General Machine Learning Algorithm for Quantum Teleportation
Allison Brattley, Tomas Opatrny, Kunal K. Das
TL;DR
The paper introduces a machine-learning–driven protocol to construct optimal unitary corrections for quantum teleportation across a broad class of systems, from finite-spin to continuous-variable regimes, under non-ideal entanglement and resource constraints. It defines a general algorithm that entangles A and B, mediates AC interactions, measures commuting observables, and optimizes unitary corrections to maximize mean fidelity, with explicit forms for single-qubit cases and scalable to multi-particle spin states. Through a collective-spin physical model, it demonstrates high-fidelity teleportation for single qubits, N-particle spin coherent states, and rotated Dicke states, including scenarios with prior state distributions and unequal particle numbers, often surpassing classical benchmarks.

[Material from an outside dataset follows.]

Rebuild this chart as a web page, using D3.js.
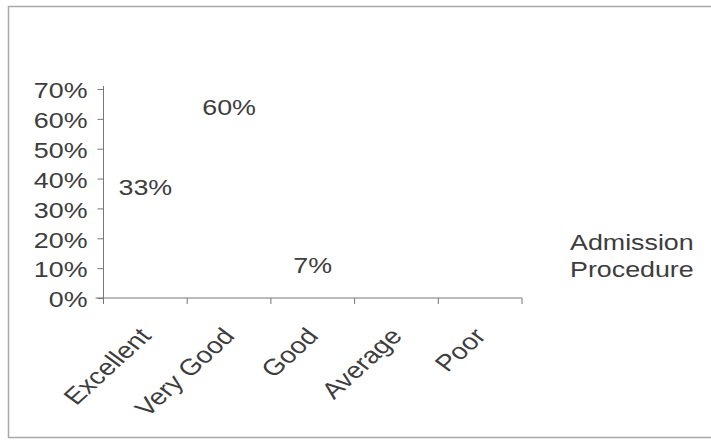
<!DOCTYPE html>
<html><head><meta charset="utf-8">
<script src="https://cdn.jsdelivr.net/npm/d3@7"></script>
<style>
html,body{margin:0;padding:0;background:#fff;}
text{font-family:"Liberation Sans",Arial,sans-serif;fill:#3d3d3d;}
</style></head>
<body>
<svg id="chart" width="711" height="443"></svg>
<script>
const categories = ["Excellent","Very Good","Good","Average","Poor"];
const values = [33, 60, 7, 0, 0];
const valueLabels = ["33%","60%","7%","",""];
const yTicks = [0,10,20,30,40,50,60,70];
const seriesName = ["Admission","Procedure"];

(function(){
const SX = 1.22; // horizontal stretch of the scanned original
const svg = d3.select("#chart");
svg.append("rect").attr("x",8.5).attr("y",6.5).attr("width",720).attr("height",431)
  .attr("fill","#fff").attr("stroke","#a8a8a8").attr("stroke-width",1.5);

const pl = 103.5, pr = 522, pt = 89, pb = 298;
const x = d3.scaleBand().domain(categories).range([pl,pr]).padding(0.35);
const xb = d3.scaleBand().domain(categories).range([pl,pr]);
const y = d3.scaleLinear().domain([0,70]).range([pb,pt]);

// bars (white like reference)
svg.selectAll("rect.bar").data(values).join("rect").attr("class","bar")
  .attr("x",(d,i)=>x(categories[i])).attr("width",x.bandwidth())
  .attr("y",d=>y(d)).attr("height",d=>pb-y(d))
  .attr("fill","#fff");

// y axis
const yAxis = d3.axisLeft(y).tickValues(yTicks).tickFormat(d=>d+"%").tickSize(6).tickPadding(10);
const gy = svg.append("g").attr("transform",`translate(${pl},0)`).call(yAxis);
gy.select(".domain").attr("stroke","#777").attr("d",`M0,${pt-3}V${pb}`);
gy.selectAll(".tick line").attr("stroke","#777");
gy.selectAll(".tick text").attr("font-size",22).attr("fill","#3d3d3d")
  .style("font-family","Liberation Sans, Arial, sans-serif")
  .attr("x",-16/SX).attr("dy","0.4em").attr("transform",`scale(${SX},1)`);

// x axis
const xAxis = d3.axisBottom(xb).tickSize(0).tickFormat("");
const gx = svg.append("g").attr("transform",`translate(0,${pb})`).call(xAxis);
gx.select(".domain").attr("stroke","#777").attr("d",`M${pl-8},0H${pr}`);
gx.selectAll(".tick").remove();
const boundaries = categories.map(c=>xb(c)).concat([pr]);
gx.selectAll("line.bt").data(boundaries).join("line").attr("class","bt")
  .attr("x1",d=>d).attr("x2",d=>d).attr("y1",0).attr("y2",6).attr("stroke","#777");

// x labels rotated
svg.selectAll("text.xl").data(categories).join("text").attr("class","xl")
  .attr("transform",d=>`translate(${xb(d)+xb.bandwidth()/2+7},${pb+39}) scale(${SX},1) rotate(-48)`)
  .attr("text-anchor","end").attr("font-size",23).text(d=>d);

// value labels
svg.selectAll("text.vl").data(values).join("text").attr("class","vl")
  .attr("transform",(d,i)=>`translate(${xb(categories[i])+xb.bandwidth()/2},${y(d)-4}) scale(${SX},1)`)
  .attr("text-anchor","middle").attr("font-size",22)
  .text((d,i)=>valueLabels[i]);

// legend
svg.selectAll("text.lg").data(seriesName).join("text").attr("class","lg")
  .attr("transform",(d,i)=>`translate(570,${250+i*26.5}) scale(${SX},1)`)
  .attr("font-size",22).text(d=>d);
})();
</script>
</body></html>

The approach yields a flexible fidelity–cost tradeoff, robust against imperfections and fluctuations, and highlights avenues for enhancement via expanded optimization spaces and AI techniques. Overall, this work provides a general, adaptable framework for quantum teleportation applicable to a wide range of experimental platforms and state families, with clear implications for quantum networks and information processing.
Abstract
We present a general algorithm, based on machine learning, which can create optimal unitary operators to implement quantum teleportation in any system with well-defined set of measurements in a relevant entangled basis. We illustrate it with a collective spin model and demonstrate its versatility by applying it to teloportation of single and multiple qubit states, coherent and Dicke states, and for systems with prior distributions and unequal dimensions. All cases display significant regimes of quantum advantage over corresponding classical schemes with no entanglement. The algorithm offers the flexibility to choose a balance between target fidelity and computational cost.